Data replication
STORAGE
STORAGE
Data replication is the process of creating and maintaining up-to-date copies of information on various physical or virtual devices. This technology is widely used in information systems to improve data availability, reliability and fault tolerance.
What is data replication?
Replication means copying data from one source to one or more other nodes in the system, where the copies are synchronized with each other. Thanks to this, the information remains up-to-date and available even in case of failures on individual servers or technical problems.
Data replication is a key mechanism for ensuring the integrity and security of information in conditions of high load and distributed infrastructure.
Purpose of replication
The main objectives of data replication include:
Providing system fault tolerance by minimizing the risk of data loss;
Improving availability and performance when working with multiple copies of data in parallel;
Reducing the load on the main data sources by distributing queries across replicas;
Ensuring continuity of business processes during system maintenance and upgrades;
Possibility of quick data recovery in case of failures.
Types of replication
Depending on the peculiarities of implementation and goals, several types of replication are used:
Synchronous replication - changes are applied simultaneously to all replicas, which guarantees the same data in all nodes, but may cause delays due to waiting for confirmation from all replicas;
Asynchronous replication - updates are transmitted with a delay, increasing speed but creating temporal heterogeneity in the data;
Unidirectional (master-slave) replication - data is updated in the master node and propagated to slave replicas;
Multidirectional (multi-master) replication - multiple nodes can simultaneously accept and propagate changes, which complicates synchronization but increases fault tolerance.
Principle of operation
Replication is based on the interaction between the master server and its replicas. The process includes the following steps:
Committing changes to the master data source;
Transmission of updates using specialized protocols or database management system (DBMS) mechanisms;
Applying the changes to the replicas taking into account the selected replication type and synchronization policy;
Monitoring and auditing the process to ensure the integrity and timeliness of updates.
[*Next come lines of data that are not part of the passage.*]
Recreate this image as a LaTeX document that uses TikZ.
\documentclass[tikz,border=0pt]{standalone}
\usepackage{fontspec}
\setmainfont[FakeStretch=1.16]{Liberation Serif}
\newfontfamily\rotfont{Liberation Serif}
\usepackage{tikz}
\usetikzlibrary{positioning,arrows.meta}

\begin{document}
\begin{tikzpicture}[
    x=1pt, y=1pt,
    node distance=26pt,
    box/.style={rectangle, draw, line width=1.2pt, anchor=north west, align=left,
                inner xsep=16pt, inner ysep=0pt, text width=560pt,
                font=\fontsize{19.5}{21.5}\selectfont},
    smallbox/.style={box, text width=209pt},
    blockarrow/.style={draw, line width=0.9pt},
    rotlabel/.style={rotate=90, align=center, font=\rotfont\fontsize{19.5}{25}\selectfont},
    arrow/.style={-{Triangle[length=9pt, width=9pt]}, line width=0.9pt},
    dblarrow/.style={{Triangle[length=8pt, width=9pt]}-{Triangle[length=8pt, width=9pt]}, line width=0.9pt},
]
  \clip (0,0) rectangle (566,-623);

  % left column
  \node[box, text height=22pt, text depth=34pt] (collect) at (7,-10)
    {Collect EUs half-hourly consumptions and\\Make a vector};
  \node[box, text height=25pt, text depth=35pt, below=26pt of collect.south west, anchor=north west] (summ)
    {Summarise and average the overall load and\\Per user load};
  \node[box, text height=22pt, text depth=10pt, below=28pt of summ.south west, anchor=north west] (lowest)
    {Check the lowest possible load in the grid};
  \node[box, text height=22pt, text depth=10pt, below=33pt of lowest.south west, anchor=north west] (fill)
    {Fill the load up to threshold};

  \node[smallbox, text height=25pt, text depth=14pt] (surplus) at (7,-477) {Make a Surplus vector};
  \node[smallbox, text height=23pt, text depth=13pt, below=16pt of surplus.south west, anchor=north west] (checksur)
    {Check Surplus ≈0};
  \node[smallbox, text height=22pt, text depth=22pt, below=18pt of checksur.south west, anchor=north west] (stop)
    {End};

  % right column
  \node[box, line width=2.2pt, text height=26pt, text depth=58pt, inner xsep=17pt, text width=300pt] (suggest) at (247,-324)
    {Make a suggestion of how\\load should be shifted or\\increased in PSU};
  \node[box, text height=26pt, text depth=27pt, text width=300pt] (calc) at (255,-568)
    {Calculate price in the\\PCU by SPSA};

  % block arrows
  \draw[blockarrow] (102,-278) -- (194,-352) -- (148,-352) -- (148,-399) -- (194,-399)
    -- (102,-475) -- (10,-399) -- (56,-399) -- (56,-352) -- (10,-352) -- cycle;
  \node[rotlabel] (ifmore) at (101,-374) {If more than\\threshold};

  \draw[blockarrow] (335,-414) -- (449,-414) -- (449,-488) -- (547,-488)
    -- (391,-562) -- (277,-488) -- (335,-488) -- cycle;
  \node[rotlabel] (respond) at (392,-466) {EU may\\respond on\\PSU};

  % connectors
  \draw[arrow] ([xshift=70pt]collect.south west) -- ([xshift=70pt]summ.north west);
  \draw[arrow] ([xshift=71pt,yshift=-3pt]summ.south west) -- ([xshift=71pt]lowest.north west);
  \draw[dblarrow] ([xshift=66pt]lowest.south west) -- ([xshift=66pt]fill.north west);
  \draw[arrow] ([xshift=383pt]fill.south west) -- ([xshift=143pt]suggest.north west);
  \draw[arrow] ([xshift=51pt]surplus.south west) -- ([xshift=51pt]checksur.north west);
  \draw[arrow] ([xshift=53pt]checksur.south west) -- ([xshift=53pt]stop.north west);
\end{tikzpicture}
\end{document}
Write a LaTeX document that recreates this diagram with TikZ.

This allows you to maintain multiple up-to-date, synchronized copies that can be used for reads, disaster recovery, or analytics.
Risks
Despite the benefits, data replication carries certain risks and limitations:
The potential for data to become unsynchronized during network failures or configuration errors;
Increased complexity of system architecture and management;
Additional requirements for computing resources and communication channels;
Potential security risks with insufficient control over access to replicas;
Difficulties with conflict resolution in multi-directional replication.
To summarize, data replication is a powerful tool that strengthens the reliability and scalability of information systems. Understanding its principles and peculiarities allows you to optimally build the architecture of data storage and processing in modern enterprises and services.